Amaya HTML parser. from Thaddeus L. Olczyk on 2004-06-30 (www-amaya-dev@w3.org from June 2004)

From: Thaddeus L. Olczyk <olczyk@interaccess.com>
Date: Wed, 30 Jun 2004 05:59:15 -0500
To: www-amaya-dev@w3.org
Message-id: <1q65e09cphfhnl3uaounm89pbucs06o5f5@4ax.com>

Hi.
I've been going nuts looking for a non-perl HTML parser
which handles "real world" HTML. On the libwww page,
it says that their parser is primitive and if you are looking
for a robust HTML parser, look at Amaya.

So I've gotten Amaya.
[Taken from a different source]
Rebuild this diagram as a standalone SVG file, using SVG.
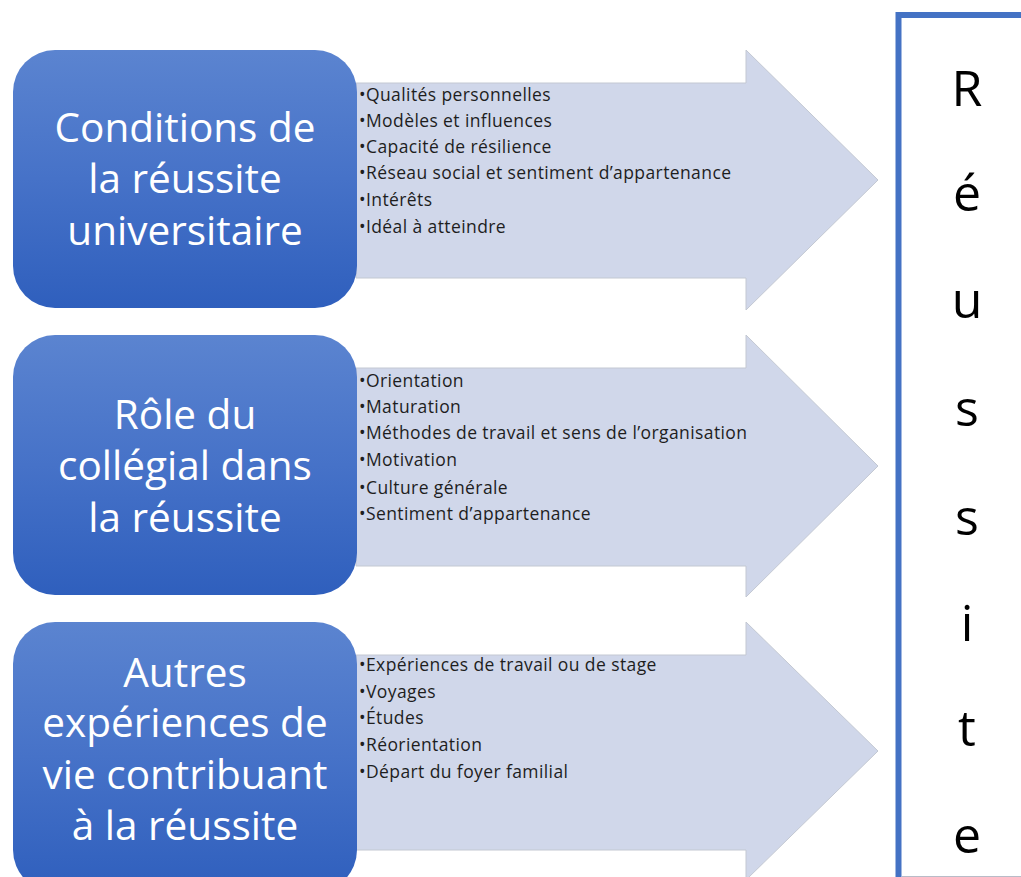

I've skinned through the documentation.
It seems rather vague on where the parser is and what it's API
is.

So three questions.
For a person for whom expat, libxml and libwww used with ( or without)
HTML Tidy is not good enough, will the parser in Amaya be sufficient?

Is the Amaya code modularised enough to extract the parser?

In terms of the code, where would I start with the procedure.

Thank You
--
Thaddeus L. Olczyk
-----------------------
Think twice, code once.

Received on Wednesday, 30 June 2004 07:02:10 UTC